In the end, then, Spalding succeeded. However, Spalding’s success was not as great as may first appear. In the damages inquiry that followed, it asked for £18000 damages for lost sales and £2000 for loss of reputation. It was initially awarded £7000 by the Official Referee, but Gamages successfully appealed, Younger J replacing it with an award of a mere £100 (The Times, July 12, 1917, p. 2a; 34 RPC 289). On appeal, the Court of Appeal raised the figure to £250: The Times, March 21, 1918, p. 4b; 35 RPC 101). The case may have become a significant one in legal terms, but for Spalding it must have been, ultimately, a rather unsatisfactory affair.

The case is regarded as establishing that the property protected by the law of passing off was the “goodwill” of the business. In Erven Warnink BV v J Townend & Sons (Hull) Ltd [1979] AC 731, 741 (Lord Diplock) referred to Lord Parker’s contribution in these terms:

In a speech which received the approval of the other members of this House, he identified the right the invasion of which is the subject of passing off actions as being the 'property in the business or goodwill likely to be injured by the misrepresentation.'

The previous case-law has been quite thoroughly reviewed by Ian Tregoning (‘What’s in a Name? Goodwill in Early Passing Off Cases’, (2008) 34 Monash U LR 75). The re-orientation of the action as based on goodwill, of course, proved to be highly significant. On the one hand, it allowed for the expansion of the action. Had the action been based on property in the mark, it would have been difficult to imagine that such a property would have been permitted to extend to the range of misrepresentations that it now encompasses. 

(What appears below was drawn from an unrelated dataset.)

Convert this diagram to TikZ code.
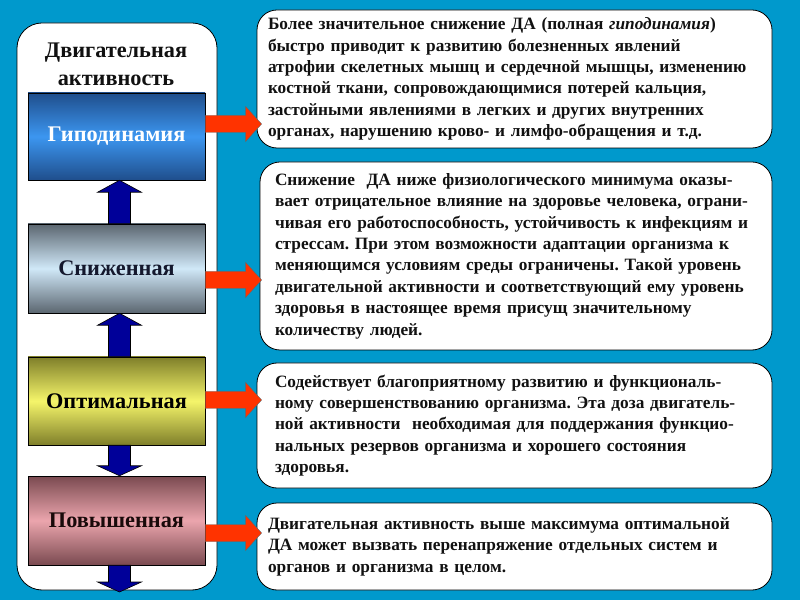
\documentclass[tikz,border=0pt]{standalone}
\usepackage{fontspec}
\setmainfont{Liberation Serif}
\usetikzlibrary{calc}
\definecolor{bg}{HTML}{0099CC}
\definecolor{hypoTop}{HTML}{1F4E8C}
\definecolor{hypoMid}{HTML}{3C96F0}
\definecolor{snTop}{HTML}{5B6670}
\definecolor{snMid}{HTML}{D0E8F8}
\definecolor{optTop}{HTML}{7F7F2A}
\definecolor{optMid}{HTML}{F5F56A}
\definecolor{povTop}{HTML}{7A4A50}
\definecolor{povMid}{HTML}{EBA5AD}
\definecolor{redarrow}{HTML}{FF3300}
\definecolor{navyarrow}{HTML}{000099}
\definecolor{ink}{HTML}{111111}
\tikzset{
  panel/.style={draw=black, line width=0.8pt, fill=white, rounded corners=25pt},
  level/.style={draw=black, line width=0.5pt, minimum width=177pt, font=\fontsize{22.3}{26}\selectfont\bfseries},
  tbox/.style={draw=black, line width=0.8pt, fill=white, rounded corners=20pt, minimum width=515pt,
    align=left, text=ink, font=\fontsize{17.3}{21.4}\selectfont\bfseries},
  bluearr/.style={draw=black, line width=0.6pt, fill=navyarrow},
  redarr/.style={draw=black!60, line width=0.4pt, fill=redarrow},
}
\newcommand\uparr[2]{\path[bluearr] let \p1=(#1), \p2=(#2) in
  (\x2-11pt,\y1) -- (\x2-11pt,\y2-12pt) -- (\x2-22pt,\y2-12pt) -- (\x2,\y2)
  -- (\x2+22pt,\y2-12pt) -- (\x2+11pt,\y2-12pt) -- (\x2+11pt,\y1) -- cycle;}
\newcommand\downarr[3]{\path[bluearr] let \p1=(#1), \p2=(#2) in
  (\x2-11pt,\y1) -- (\x2-11pt,\y2+#3) -- (\x2-22pt,\y2+#3) -- (\x2,\y2)
  -- (\x2+22pt,\y2+#3) -- (\x2+11pt,\y2+#3) -- (\x2+11pt,\y1) -- cycle;}
\newcommand\rarr[2]{\path[redarr] let \p1=(#1), \p2=(#2) in
  (\x1,\y1-8.5pt) -- (\x2-16pt,\y1-8.5pt) -- (\x2-16pt,\y1-17.5pt) -- (\x2,\y1)
  -- (\x2-16pt,\y1+17.5pt) -- (\x2-16pt,\y1+8.5pt) -- (\x1,\y1+8.5pt) -- cycle;}
\begin{document}
\frenchspacing
\begin{tikzpicture}[x=1pt,y=1pt]
\fill[bg] (0,0) rectangle (800,600);
\useasboundingbox (0,0) rectangle (800,600);
% left panel
\draw[panel] (17,10) rectangle (217,577);
\node[align=center, text=ink, font=\fontsize{22.3}{28}\selectfont\bfseries] (title) at (116,536) {Двигательная\\активность};
% level boxes
\node[level, minimum height=87pt, top color=hypoTop, bottom color=hypoTop, middle color=hypoMid, text=white] (hypo) at (116.5,463.5) {Гиподинамия};
\node[level, minimum height=89pt, top color=snTop, bottom color=snTop, middle color=snMid, text={rgb,255:red,20;green,24;blue,45}] (sn) at (116.5,331.5) {Сниженная};
\node[level, minimum height=88pt, top color=optTop, bottom color=optTop, middle color=optMid, text=black] (opt) at (116.5,199) {Оптимальная};
\node[level, minimum height=89pt, top color=povTop, bottom color=povTop, middle color=povMid, text={rgb,255:red,25;green,10;blue,10}] (pov) at (116.5,79.5) {Повышенная};
\coordinate (panelbottom) at (116.5,8);
% blue arrows
\uparr{$(sn.north)+(3,0)$}{$(hypo.south)+(3,0)$}
\uparr{$(opt.north)+(3,0)$}{$(sn.south)+(3,0)$}
\downarr{$(opt.south)+(3,0)$}{$(pov.north)+(3,0)$}{10pt}
\downarr{$(pov.south)+(3,0)$}{$(panelbottom)+(3,0)$}{10pt}
% text boxes
\node[tbox, minimum height=138pt, inner xsep=11pt, text width=493pt] (t1) at (514.5,521) {Более значительное снижение ДА (полная \textit{гиподинамия})\\
быстро приводит к развитию болезненных явлений\\
атрофии скелетных мышц и сердечной мышцы, изменению\\
костной ткани, сопровождающимися потерей кальция,\\
застойными явлениями в легких и других внутренних\\
органах, нарушению крово- и лимфо-обращения и т.д.};
\node[tbox, minimum height=188pt, minimum width=512pt, inner xsep=15pt, text width=482pt] (t2) at (516,344) {Снижение\ \ ДА ниже физиологического минимума оказы-\\
вает отрицательное влияние на здоровье человека, ограни-\\
чивая его работоспособность, устойчивость к инфекциям и\\
стрессам. При этом возможности адаптации организма к\\
меняющимся условиям среды ограничены. Такой уровень\\
двигательной активности и соответствующий ему уровень\\
здоровья в настоящее время присущ значительному\\
количеству людей.};
\node[tbox, minimum height=125pt, inner xsep=18pt, text width=479pt] (t3) at (514.5,174.5) {Содействует благоприятному развитию и функциональ-\\
ному совершенствованию организма. Эта доза двигатель-\\
ной активности\ \ необходимая для поддержания функцио-\\
нальных резервов организма и хорошего состояния\\
здоровья.};
\node[tbox, minimum height=87pt, inner xsep=11pt, text width=493pt] (t4) at (514.5,53.5) {Двигательная активность выше максимума оптимальной\\
ДА может вызвать перенапряжение отдельных систем и\\
органов и организма в целом.};
% red arrows
\rarr{$(hypo.east)+(0,12.5)$}{$(t1.west)+(5,0)$}
\rarr{$(sn.east)+(0,-11.5)$}{$(t2.west)+(2,0)$}
\rarr{$(opt.east)+(0,1)$}{$(t3.west)+(5,0)$}
\rarr{$(pov.east)+(0,-12.5)$}{$(t4.west)+(5,0)$}
\end{tikzpicture}
\end{document}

On the other, the requirement of goodwill established certain limits: the action would not be available unless there was trade (broadly understood), and that trade existed in the jurisdiction. In Star Industrial Co v Yap Kwee Kor [1976] FSR 256 (PC), Lord Diplock observed at 269:

“Whatever doubts there may have previously been as to the legal nature of the rights which were entitled to protection by an action for “passing-off” in courts of law or equity, these were laid to rest more than 60 years ago by the speech of Lord Parker of Waddington in A.G. Spalding & Bros. v. A.W. Gamage Ltd. (1915) 32 R.P.C. 273 (“the Gamage Case”) with which the other members of the House of Lords agreed. A passing-off action is a remedy for the invasion of a right of property not in the mark, name or get-up improperly used, but in the business or goodwill likely to be injured by the misrepresentation made by passing-off one person's goods as the goods of another. Goodwill, as the subject of proprietary rights, is incapable of subsisting by itself. It has no independent existence apart from the business to which it is attached. It is local in character and divisible; if the business is carried on in several countries a separate goodwill attaches to it in each. So when the business is abandoned in one country in which it has acquired a goodwill the goodwill in that country perishes with it although the business may continue to be carried on in other countries.”

The case also paved the way for what became known as “extended passing off”. In Erven Warnink BV v J Townend & Sons (Hull) Ltd [1979] AC 731, at 741, Lord Diplock referred to Lord Parker’s speech:

“The goodwill of a manufacturer's business may well be injured by someone else who sells goods which are correctly described as being made by that manufacturer but being of an inferior class or quality are misrepresented as goods of his manufacture of a superior class or quality. This type of misrepresentation was held in A. G Spalding & Bros. v. A. W. Gamage Ltd., 84 L.J.Ch. 449 to be actionable and the extension to the nature of the misrepresentation which gives rise to a right of action in passing off which this involved was regarded by Lord Parker as a natural corollary of recognising that what the law protects by a passing off action is a trader's property in his business or goodwill.”